- [Your task]
Print the lines of the listing below verbatim from its first line through the line bearing "import * as". Any pictures are to be omitted.

────────────────────────────────────────

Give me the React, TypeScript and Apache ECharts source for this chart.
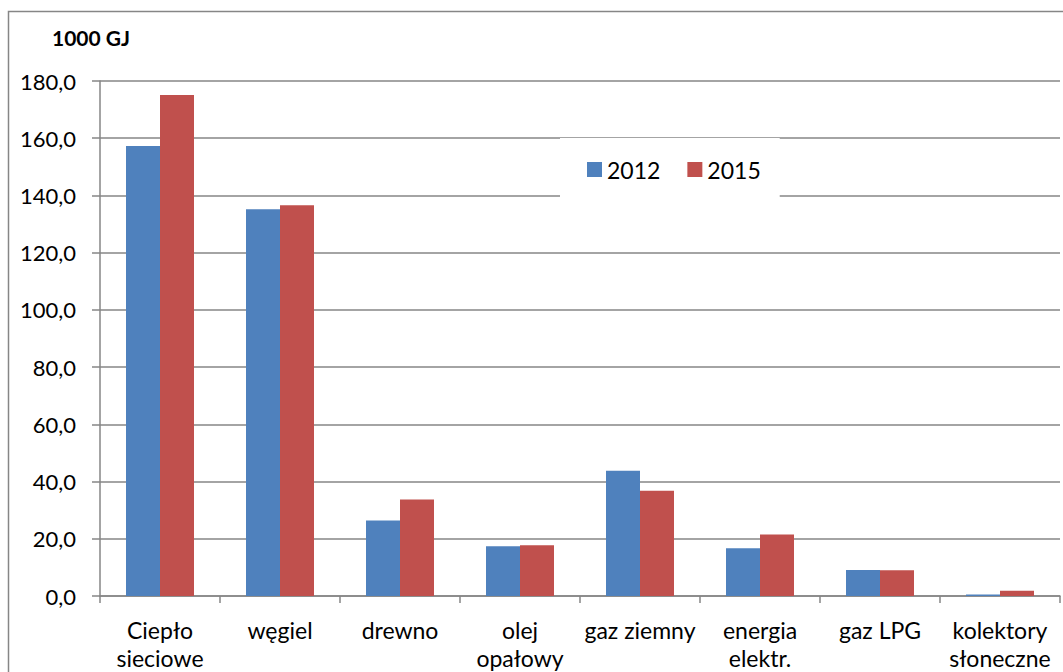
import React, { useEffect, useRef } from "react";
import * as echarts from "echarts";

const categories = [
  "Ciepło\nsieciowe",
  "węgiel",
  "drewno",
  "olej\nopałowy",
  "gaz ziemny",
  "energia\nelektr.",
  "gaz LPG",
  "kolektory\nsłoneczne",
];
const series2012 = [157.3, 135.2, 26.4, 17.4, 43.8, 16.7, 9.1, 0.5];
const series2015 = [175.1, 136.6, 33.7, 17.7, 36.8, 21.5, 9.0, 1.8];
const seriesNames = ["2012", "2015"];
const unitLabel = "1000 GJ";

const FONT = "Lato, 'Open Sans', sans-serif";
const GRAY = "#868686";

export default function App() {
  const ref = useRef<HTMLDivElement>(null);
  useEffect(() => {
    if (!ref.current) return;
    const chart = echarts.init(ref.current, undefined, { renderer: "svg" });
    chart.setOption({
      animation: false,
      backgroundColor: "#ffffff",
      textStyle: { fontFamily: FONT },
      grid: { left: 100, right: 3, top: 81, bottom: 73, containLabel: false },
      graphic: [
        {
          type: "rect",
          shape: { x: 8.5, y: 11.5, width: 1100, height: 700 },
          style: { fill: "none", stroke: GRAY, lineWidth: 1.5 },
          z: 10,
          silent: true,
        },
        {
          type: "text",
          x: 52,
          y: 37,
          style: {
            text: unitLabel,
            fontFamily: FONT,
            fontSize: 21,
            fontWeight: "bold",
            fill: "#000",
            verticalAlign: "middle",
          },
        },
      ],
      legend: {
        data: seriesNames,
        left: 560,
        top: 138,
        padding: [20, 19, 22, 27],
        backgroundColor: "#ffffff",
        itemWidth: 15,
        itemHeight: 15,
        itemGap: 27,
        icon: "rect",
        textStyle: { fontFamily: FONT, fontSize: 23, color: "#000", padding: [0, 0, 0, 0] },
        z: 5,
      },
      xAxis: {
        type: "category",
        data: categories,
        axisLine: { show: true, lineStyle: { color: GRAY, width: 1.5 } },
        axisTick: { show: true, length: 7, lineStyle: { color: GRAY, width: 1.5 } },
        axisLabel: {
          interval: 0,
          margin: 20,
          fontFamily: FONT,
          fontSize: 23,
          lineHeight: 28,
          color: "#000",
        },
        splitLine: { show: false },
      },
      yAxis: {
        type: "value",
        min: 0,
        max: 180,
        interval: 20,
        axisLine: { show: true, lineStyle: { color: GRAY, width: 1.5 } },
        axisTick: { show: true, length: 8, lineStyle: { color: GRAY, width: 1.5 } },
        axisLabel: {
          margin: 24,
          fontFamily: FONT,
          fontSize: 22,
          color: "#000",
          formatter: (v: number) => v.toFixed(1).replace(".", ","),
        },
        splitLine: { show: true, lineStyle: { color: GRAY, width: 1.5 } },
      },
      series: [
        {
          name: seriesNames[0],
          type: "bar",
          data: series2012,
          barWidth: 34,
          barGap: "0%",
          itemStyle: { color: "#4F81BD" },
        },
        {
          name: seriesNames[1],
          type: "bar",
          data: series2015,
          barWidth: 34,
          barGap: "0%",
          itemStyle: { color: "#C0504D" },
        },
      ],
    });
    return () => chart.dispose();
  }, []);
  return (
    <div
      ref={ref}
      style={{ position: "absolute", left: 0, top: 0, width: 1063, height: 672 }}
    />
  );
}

────────────────────────────────────────

- [Expected answer]
Give me the React, TypeScript and Apache ECharts source for this chart.
import React, { useEffect, useRef } from "react";
import * as echarts from "echarts";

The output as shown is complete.